The mere fact that the purchase
would never have happened but for the RISC is too attenuated to satisfy
equitable estoppel. See e.g. Kramer v.
Toyota Motor Corp. (2013) 705 F.3d 1122, 1133-1134. “This argument confuses the concept of claims
founded in and intertwined with the agreement containing the arbitration clause
with but-for causation.” DMS
Services, LLC v. Superior Court (2012) 205 Cal.App.4th 1346, 1356–1357 (nonsignatory
defendant could not compel arbitration of plaintiff’s claims based on
deductible agreements; administration agreement sued upon was not inextricably
intertwined with deductible agreements containing arbitration provisions merely
because defendant’s breach of administration agreement resulted in plaintiff
owing more money under the deductible agreements).
Nissan argues Fesilida is controlling
and dispositive. Nissan asks that the
Court reject the plethora of persuasive, federal district court authority cited
by Plaintiff in support of the opposition.
The Court finds Fesilida distinguishable. As noted by Plaintiff and the Ninth Circuit
in Ngo, in Fesilida, the plaintiff named the dealer and it was
the dealer who moved to compel arbitration, i.e. a signatory moved to compel
arbitration. See Fesilida, supra,
53 Cal.App.4th at 489. “It
makes a critical difference that the Felisildas, unlike Ngo, sued the dealership
in addition to the manufacturer. In Felisilda, it was the dealership—a
signatory to the purchase agreement—that moved to compel arbitration rather
than the non-signatory manufacturer. Furthermore,
the Felisildas dismissed the dealership only after the court granted the motion
to compel arbitration. Accordingly, Felisilda does not address the situation we
are confronted with here, where the non-signatory manufacturer attempted to
compel arbitration on its own.” Ngo,
supra, 23 F.4th at 950.
“[A]s a matter of federal law, any
doubts concerning the scope of arbitrable issues should be resolved in favor of
arbitration, whether the problem at hand is the construction of the contract
language itself or an allegation of waiver, delay, or a like defense to arbitrability…Nevertheless,
arbitration is a matter of contract and a party cannot be required to submit to
arbitration any dispute which he has not agreed so to submit….Generally, the
contractual right to compel arbitration may not be invoked by one who is not a
party to the agreement and does not otherwise possess the right to compel
arbitration. Accordingly, the strong
public policy in favor of arbitration does not extend to those who are not
parties to an arbitration agreement.” Kramer
v. Toyota Motor Corp. (9th Cir. 2013) 705 F.3d 1122, 1126.

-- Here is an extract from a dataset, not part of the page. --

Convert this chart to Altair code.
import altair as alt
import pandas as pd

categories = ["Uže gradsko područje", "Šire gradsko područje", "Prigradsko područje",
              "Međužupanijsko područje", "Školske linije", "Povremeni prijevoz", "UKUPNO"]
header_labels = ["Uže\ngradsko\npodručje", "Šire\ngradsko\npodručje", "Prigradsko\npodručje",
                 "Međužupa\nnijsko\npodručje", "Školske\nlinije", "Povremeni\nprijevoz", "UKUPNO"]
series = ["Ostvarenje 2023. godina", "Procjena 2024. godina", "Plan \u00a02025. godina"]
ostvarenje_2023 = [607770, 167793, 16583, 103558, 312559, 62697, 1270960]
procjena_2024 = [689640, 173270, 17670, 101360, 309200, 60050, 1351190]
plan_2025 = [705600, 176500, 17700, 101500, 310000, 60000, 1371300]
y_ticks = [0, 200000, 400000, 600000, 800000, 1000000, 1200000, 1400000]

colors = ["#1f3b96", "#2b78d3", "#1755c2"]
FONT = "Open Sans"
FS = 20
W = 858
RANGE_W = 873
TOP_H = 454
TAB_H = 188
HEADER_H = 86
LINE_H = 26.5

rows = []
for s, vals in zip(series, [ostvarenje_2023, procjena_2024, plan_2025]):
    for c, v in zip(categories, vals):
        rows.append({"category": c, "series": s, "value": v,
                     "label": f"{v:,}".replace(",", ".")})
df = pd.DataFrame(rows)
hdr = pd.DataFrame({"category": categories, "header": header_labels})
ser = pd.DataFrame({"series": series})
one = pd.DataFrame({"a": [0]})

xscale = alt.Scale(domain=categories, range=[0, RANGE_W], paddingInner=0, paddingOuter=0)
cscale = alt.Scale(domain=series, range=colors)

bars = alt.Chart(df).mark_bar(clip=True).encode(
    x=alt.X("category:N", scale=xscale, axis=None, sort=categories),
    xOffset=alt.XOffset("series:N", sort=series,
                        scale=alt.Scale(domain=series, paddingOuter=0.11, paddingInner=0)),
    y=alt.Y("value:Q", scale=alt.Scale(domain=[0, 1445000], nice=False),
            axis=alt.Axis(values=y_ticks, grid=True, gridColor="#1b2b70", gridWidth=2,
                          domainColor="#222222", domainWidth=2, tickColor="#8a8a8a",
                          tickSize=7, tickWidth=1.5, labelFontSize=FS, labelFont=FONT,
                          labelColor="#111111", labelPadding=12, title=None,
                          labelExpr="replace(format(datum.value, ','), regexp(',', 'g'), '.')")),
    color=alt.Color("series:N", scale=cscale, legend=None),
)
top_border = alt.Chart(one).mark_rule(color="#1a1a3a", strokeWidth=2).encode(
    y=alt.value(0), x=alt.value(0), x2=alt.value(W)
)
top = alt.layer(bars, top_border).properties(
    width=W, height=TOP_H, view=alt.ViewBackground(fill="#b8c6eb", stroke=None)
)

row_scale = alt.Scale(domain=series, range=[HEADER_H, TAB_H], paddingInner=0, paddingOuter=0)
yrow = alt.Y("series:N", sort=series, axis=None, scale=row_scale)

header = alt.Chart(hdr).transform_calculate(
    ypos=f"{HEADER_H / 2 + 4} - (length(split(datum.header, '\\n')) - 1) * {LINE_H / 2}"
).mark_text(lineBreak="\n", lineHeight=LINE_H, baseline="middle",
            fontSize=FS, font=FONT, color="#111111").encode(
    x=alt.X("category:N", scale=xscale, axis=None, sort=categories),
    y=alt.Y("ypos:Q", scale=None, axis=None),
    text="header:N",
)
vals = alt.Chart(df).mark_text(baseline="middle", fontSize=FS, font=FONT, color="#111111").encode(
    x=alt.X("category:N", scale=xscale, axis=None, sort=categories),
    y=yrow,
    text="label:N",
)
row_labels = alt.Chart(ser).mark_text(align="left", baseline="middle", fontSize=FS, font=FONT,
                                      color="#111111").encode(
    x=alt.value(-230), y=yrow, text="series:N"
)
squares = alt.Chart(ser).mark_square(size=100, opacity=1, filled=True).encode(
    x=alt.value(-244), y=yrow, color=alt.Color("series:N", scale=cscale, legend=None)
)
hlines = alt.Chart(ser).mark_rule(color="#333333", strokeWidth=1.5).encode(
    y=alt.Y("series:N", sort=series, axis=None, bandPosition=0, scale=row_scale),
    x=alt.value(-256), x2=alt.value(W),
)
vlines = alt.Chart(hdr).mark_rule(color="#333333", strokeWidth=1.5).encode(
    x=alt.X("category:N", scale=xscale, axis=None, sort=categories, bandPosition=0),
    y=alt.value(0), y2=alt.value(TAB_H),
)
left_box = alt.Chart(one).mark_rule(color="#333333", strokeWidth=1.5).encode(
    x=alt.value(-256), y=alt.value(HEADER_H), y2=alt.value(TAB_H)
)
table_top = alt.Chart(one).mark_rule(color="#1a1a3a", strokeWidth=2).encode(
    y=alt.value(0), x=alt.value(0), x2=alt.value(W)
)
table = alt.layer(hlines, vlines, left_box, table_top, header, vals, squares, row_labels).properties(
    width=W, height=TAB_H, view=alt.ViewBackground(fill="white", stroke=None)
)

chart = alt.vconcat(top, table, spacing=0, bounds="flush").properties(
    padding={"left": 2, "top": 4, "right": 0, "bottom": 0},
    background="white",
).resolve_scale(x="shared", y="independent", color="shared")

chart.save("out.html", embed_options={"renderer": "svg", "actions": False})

Defendant Nissan fails to establish
that it is entitled to compel arbitration of Plaintiff’s claims against it
based on equitable estoppel. Felisilda
is distinguishable, in particular because Plaintiff did not name the dealer and
is not in any way enforcing any rights or obligations created under the RISC. Defendant Nissan fails to establish that
Plaintiff’s claim under the Song Beverly Act is intimately founded in and
intertwined with the underlying contract obligations set forth in the RISC
between Plaintiff and Nissani Bros Nissan.
The “linchpin of equitable estoppel is fairness” and Nissan fails to establish
any fairness principle upon which it can rely.

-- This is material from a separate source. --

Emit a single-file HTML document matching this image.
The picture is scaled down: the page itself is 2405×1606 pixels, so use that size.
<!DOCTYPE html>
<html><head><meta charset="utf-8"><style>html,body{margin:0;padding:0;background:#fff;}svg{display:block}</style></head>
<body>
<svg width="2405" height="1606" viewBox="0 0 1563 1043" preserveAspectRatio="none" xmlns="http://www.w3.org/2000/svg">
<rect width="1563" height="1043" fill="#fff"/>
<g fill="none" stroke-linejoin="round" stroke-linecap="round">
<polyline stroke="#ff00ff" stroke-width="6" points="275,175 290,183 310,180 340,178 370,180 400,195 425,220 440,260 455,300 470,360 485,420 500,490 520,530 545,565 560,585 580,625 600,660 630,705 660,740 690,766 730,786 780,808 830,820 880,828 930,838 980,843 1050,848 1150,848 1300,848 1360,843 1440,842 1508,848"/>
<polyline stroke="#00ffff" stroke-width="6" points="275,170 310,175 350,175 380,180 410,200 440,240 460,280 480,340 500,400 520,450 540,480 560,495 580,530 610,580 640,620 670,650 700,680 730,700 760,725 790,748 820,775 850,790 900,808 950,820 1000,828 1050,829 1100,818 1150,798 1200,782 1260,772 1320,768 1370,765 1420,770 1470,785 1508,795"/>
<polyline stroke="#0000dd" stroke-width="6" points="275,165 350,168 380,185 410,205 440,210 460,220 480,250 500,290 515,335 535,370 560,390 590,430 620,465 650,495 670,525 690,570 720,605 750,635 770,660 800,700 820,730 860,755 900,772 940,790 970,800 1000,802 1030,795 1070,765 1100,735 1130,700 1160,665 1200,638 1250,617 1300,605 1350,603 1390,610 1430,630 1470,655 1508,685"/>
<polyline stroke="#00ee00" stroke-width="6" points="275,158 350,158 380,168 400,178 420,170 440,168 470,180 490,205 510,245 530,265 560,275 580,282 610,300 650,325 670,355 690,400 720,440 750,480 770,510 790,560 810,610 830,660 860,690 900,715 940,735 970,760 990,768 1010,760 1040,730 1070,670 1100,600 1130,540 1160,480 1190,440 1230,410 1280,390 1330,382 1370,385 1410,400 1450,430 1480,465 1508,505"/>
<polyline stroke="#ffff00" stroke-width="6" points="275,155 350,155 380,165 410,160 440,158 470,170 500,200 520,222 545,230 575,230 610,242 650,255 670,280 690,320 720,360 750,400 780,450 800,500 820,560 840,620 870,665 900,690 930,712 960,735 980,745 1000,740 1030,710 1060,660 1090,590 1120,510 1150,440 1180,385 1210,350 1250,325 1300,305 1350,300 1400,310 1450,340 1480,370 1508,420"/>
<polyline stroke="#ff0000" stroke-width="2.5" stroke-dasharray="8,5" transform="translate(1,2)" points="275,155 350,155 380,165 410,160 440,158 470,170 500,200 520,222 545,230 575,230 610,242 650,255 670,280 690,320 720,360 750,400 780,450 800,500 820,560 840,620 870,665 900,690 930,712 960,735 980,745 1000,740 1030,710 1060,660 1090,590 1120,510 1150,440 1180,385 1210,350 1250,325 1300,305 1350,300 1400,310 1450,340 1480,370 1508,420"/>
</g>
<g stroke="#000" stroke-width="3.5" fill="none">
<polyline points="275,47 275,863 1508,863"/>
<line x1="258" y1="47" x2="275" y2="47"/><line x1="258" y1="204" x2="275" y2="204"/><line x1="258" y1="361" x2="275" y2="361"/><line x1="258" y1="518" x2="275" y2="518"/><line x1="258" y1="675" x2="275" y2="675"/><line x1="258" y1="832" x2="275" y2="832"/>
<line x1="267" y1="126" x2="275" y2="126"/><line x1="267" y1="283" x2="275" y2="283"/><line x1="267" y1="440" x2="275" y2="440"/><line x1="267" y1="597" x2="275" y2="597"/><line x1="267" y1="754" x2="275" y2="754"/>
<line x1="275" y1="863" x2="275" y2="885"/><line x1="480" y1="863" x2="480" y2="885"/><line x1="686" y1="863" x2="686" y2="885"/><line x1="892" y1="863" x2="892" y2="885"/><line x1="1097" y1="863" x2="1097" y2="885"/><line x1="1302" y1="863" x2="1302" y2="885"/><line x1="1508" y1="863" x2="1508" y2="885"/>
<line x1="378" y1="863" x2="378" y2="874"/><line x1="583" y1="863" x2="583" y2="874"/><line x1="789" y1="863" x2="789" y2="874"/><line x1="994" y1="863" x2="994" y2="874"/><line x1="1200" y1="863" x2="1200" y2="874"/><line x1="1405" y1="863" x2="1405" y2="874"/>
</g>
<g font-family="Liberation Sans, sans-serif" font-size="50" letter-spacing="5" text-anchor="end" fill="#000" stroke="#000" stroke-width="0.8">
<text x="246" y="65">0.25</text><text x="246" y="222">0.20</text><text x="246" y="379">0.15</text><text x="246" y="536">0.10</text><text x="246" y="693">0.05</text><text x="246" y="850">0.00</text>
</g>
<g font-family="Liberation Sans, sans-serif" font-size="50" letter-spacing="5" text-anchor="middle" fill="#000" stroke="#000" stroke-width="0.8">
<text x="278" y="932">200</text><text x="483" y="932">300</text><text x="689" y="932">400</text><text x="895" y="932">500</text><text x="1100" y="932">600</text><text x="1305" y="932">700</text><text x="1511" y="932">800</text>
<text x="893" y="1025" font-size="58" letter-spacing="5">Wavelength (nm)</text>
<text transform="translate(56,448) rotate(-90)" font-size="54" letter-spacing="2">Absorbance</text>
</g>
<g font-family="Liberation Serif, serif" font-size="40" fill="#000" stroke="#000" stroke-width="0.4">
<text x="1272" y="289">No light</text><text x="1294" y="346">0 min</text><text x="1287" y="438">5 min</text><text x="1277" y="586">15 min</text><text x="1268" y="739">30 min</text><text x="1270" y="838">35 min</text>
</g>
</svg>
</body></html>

See City of Hope v. Cave (2002) 102 Cal.App.4th 1356,
1370. The motion compel arbitration
based on equitable estoppel is DENIED.
II. Nissan fails to establish it is a third-party
beneficiary of the RISC or the arbitration provision contained therein
“A
contract, made expressly for the benefit of a third person, may be enforced by
him at any time before the parties thereto rescind it.” Civil Code §1559. “In
some cases, a nonsignatory was required to arbitrate a claim because a benefit
was conferred on the nonsignatory as a result of the contract, making the
nonsignatory a third party beneficiary of the arbitration agreement.” County of Contra Costa v. Kaiser
Foundation Health Plan, Inc. (1996) 47 Cal.App.4th 237,
242.
Third
parties do not become “third party beneficiaries” just because a contract
benefits them. A contract must be “made expressly” for the third party's
benefit. The test is “whether an intent to benefit a third person appears from
the terms of the contract.” Jensen,
supra, 18 Cal.App.5th at 301-302,; see also Pillar Project AG v.

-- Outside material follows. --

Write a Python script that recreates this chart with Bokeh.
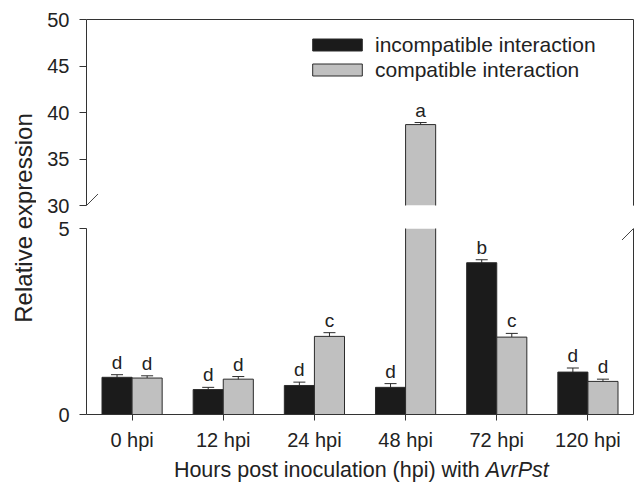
import math
from bokeh.plotting import figure
from bokeh.models import (ColumnDataSource, Range1d, LinearAxis, FixedTicker, Whisker,
                          TeeHead, Arrow)
from bokeh.layouts import row, column
from bokeh.transform import dodge
from bokeh.core.properties import value
from bokeh.embed import file_html
from bokeh.resources import INLINE

# ---------------- data ----------------
categories = ["0 hpi", "12 hpi", "24 hpi", "48 hpi", "72 hpi", "120 hpi"]
incompatible = [1.00, 0.67, 0.78, 0.73, 4.08, 1.14]
compatible = [0.98, 0.95, 2.10, 38.70, 2.08, 0.89]
err_incompatible = [0.07, 0.06, 0.09, 0.10, 0.08, 0.11]
err_compatible = [0.06, 0.07, 0.10, 0.22, 0.10, 0.06]
letters_incompatible = ["d", "d", "d", "d", "b", "d"]
letters_compatible = ["d", "d", "c", "a", "c", "d"]
series_names = ["incompatible interaction", "compatible interaction"]
lower_ticks = [0, 5]
upper_ticks = [30, 35, 40, 45, 50]
lower_limits = (0, 5)
upper_limits = (30, 50)
x_title = "Hours post inoculation (hpi) with"
x_title_italic = "AvrPst"
y_title = "Relative expression"

# ---------------- style ----------------
FONT = "Liberation Sans"
BLACK = "#1b1b1b"
GRAY = "#c0c0c0"
EDGE = "#2b2b2b"
AXIS = "#333333"
TXT = "#222222"
BAR_W = 0.33
OFF = 0.165
MAIN_W = 599
BL, BR = 50, 2

positions = list(range(len(categories)))
x_range = Range1d(-0.5, len(categories) - 0.5)


def style_axis(ax, size="20px", standoff=10, tick_out=7):
    ax.axis_line_color = AXIS
    ax.axis_line_width = 1
    ax.minor_tick_line_color = None
    ax.major_tick_in = 0
    ax.major_tick_line_color = AXIS
    ax.major_tick_out = tick_out
    ax.major_label_text_font = FONT
    ax.major_label_text_font_size = size
    ax.major_label_text_color = TXT
    ax.major_label_standoff = standoff


def plain_axis(p, side):
    # a bare frame line: no ticks, no labels
    ax = LinearAxis(ticker=FixedTicker(ticks=[]))
    ax.axis_line_color = AXIS
    ax.major_tick_line_color = None
    ax.minor_tick_line_color = None
    ax.major_tick_out = 0
    ax.major_tick_in = 0
    ax.major_label_standoff = 0
    p.add_layout(ax, side)


def bare_figure(**kw):
    p = figure(title=None, output_backend="svg", toolbar_location=None,
               x_axis_location=None, y_axis_location=None, **kw)
    p.outline_line_color = None
    p.xgrid.grid_line_color = None
    p.ygrid.grid_line_color = None
    return p


def make_panel(height, limits, top, bottom):
    lo, hi = limits
    p = bare_figure(width=MAIN_W, height=height, x_range=x_range, y_range=Range1d(lo, hi),
                    min_border_left=BL, min_border_right=BR,
                    min_border_top=top, min_border_bottom=bottom)
    for vals, errs, lets, off, color in (
            (incompatible, err_incompatible, letters_incompatible, -OFF, BLACK),
            (compatible, err_compatible, letters_compatible, OFF, GRAY)):
        # bars that reach into this panel
        vis = [i for i, v in enumerate(vals) if v > lo]
        bsrc = ColumnDataSource(dict(pos=[positions[i] for i in vis],
                                     top=[vals[i] for i in vis]))
        xs = dodge("pos", off)
        xl = dodge("pos", off - BAR_W / 2)
        xr = dodge("pos", off + BAR_W / 2)
        p.vbar(x=xs, top="top", bottom=0, width=BAR_W, source=bsrc,
               fill_color=color, line_color=None)
        p.segment(x0=xl, y0=0, x1=xl, y1="top", source=bsrc, line_color=EDGE, line_width=1)
        p.segment(x0=xr, y0=0, x1=xr, y1="top", source=bsrc, line_color=EDGE, line_width=1)
        ins = [i for i in vis if vals[i] <= hi]
        tsrc = ColumnDataSource(dict(pos=[positions[i] for i in ins],
                                     top=[vals[i] for i in ins]))
        p.segment(x0=xl, y0="top", x1=xr, y1="top", source=tsrc, line_color=EDGE, line_width=1)
        # error bars + significance letters
        esrc = ColumnDataSource(dict(pos=[positions[i] for i in ins],
                                     upper=[vals[i] + errs[i] for i in ins],
                                     lower=[vals[i] - errs[i] for i in ins],
                                     letter=[lets[i] for i in ins]))
        w = Whisker(source=esrc, base=xs, upper="upper", lower="lower",
                    line_color=EDGE, line_width=1,
                    upper_head=TeeHead(size=12, line_color=EDGE, line_width=1),
                    lower_head=TeeHead(size=12, line_color=EDGE, line_width=1))
        p.add_layout(w)
        p.text(x=xs, y="upper", text="letter", source=esrc, text_align="center",
               text_baseline="bottom", y_offset=-2, text_font=value(FONT),
               text_font_size="19px", text_color=TXT)
    return p


# ---------------- upper panel (30-50) ----------------
p1 = make_panel(216, upper_limits, 19, 11)
ax = LinearAxis(ticker=FixedTicker(ticks=upper_ticks))
style_axis(ax)
p1.add_layout(ax, "left")
plain_axis(p1, "right")
plain_axis(p1, "above")

# legend entries (hidden renderers, legend swatches only)
lsrc = ColumnDataSource(dict(pos=positions, inc=incompatible, comp=compatible))
p1.vbar(x=dodge("pos", -OFF), top="inc", width=BAR_W, source=lsrc, fill_color=BLACK,
        line_color=EDGE, legend_label=series_names[0], visible=False)
p1.vbar(x=dodge("pos", OFF), top="comp", width=BAR_W, source=lsrc, fill_color=GRAY,
        line_color=EDGE, legend_label=series_names[1], visible=False)
lg = p1.legend[0]
lg.location = (220, 123)
lg.border_line_color = None
lg.background_fill_alpha = 0
lg.padding = 0
lg.margin = 0
lg.spacing = 0
lg.label_height = 25
lg.glyph_height = 15
lg.glyph_width = 62
lg.label_standoff = 7
lg.label_text_font = FONT
lg.label_text_font_size = "21px"
lg.label_text_color = TXT

# ---------------- lower panel (0-5) ----------------
p2 = make_panel(242, lower_limits, 12, 44)
ax = LinearAxis(ticker=FixedTicker(ticks=lower_ticks))
style_axis(ax)
p2.add_layout(ax, "left")
plain_axis(p2, "right")
ax = LinearAxis(ticker=FixedTicker(ticks=positions),
                major_label_overrides={pos: cat for pos, cat in zip(positions, categories)})
style_axis(ax, standoff=8, tick_out=6)
p2.add_layout(ax, "below")

# axis break marks
dx = 0.126
for p, yb, dy in ((p1, upper_limits[0], 1.237), (p2, lower_limits[1], 0.309)):
    for xb in (x_range.start, x_range.end):
        p.add_layout(Arrow(end=None, start=None, x_start=xb - dx, y_start=yb - dy,
                           x_end=xb + dx, y_end=yb + dy, line_color="#444444", line_width=1))

# ---------------- x axis title strip ----------------
pt = bare_figure(width=MAIN_W, height=25, x_range=x_range, y_range=Range1d(0, 1),
                 min_border_left=BL, min_border_right=BR, min_border_top=0, min_border_bottom=0)
split = 3.88
pt.text(x=[split], y=[0.53], text=[x_title], x_offset=-6.0, text_align="right",
        text_baseline="middle", text_font=value(FONT), text_font_size="21.5px",
        text_color=TXT)
pt.text(x=[split], y=[0.53], text=[x_title_italic], text_align="left",
        text_baseline="middle", text_font=value(FONT), text_font_size="21.5px",
        text_font_style="italic", text_color=TXT)

# ---------------- y axis title strip ----------------
py = bare_figure(width=36, height=483, x_range=Range1d(0, 1), y_range=Range1d(0, 1),
                 min_border=0)
py.text(x=[0.639], y=[0.5497], text=[y_title], angle=math.pi / 2, text_align="center",
        text_baseline="middle", text_font=value(FONT), text_font_size="24px", text_color=TXT)

layout = row(py, column(p1, p2, pt, spacing=0), spacing=0)
open("out.html", "w").write(file_html(layout, INLINE))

Payward Ventures, Inc. (2021) 64 Cal.App.5th 671, 279 Cal.Rptr.3d 117, 120,
123 (plaintiff was not third party beneficiary to arbitration agreement between
“cryptocurrency exchange” platform and intermediary plaintiff hired to convert
his cryptocurrency into conventional currency).
As the
party claiming third party beneficiary status, Nissan has the burden of proving
each element of third party beneficiary status.
See Jones v. Jacobson (2011) 195 Cal.App.4th 1, 15
(“the nonsignatory bears the burden to establish he or she is a party to the
arbitration agreement/provision covering the dispute”). Nissan relies entirely on the following language
of the arbitration clause: “including
any such relationship with third parties who do not sign this contract.” Nissan also relies on Felisilda’s
interpretation of the arbitration clause as expressly agreeing to arbitration
of claims against third parties. As
discussed above, the Court finds Plaintiff’s interpretation of the clause to be
more reasonable and supported by the express language of the agreement. Nissan therefore fails to establish that the
RISC or the arbitration agreement contained therein convey any direct benefit
on Nissan. Nissan’s motion to compel
arbitration as a third party beneficiary is DENIED.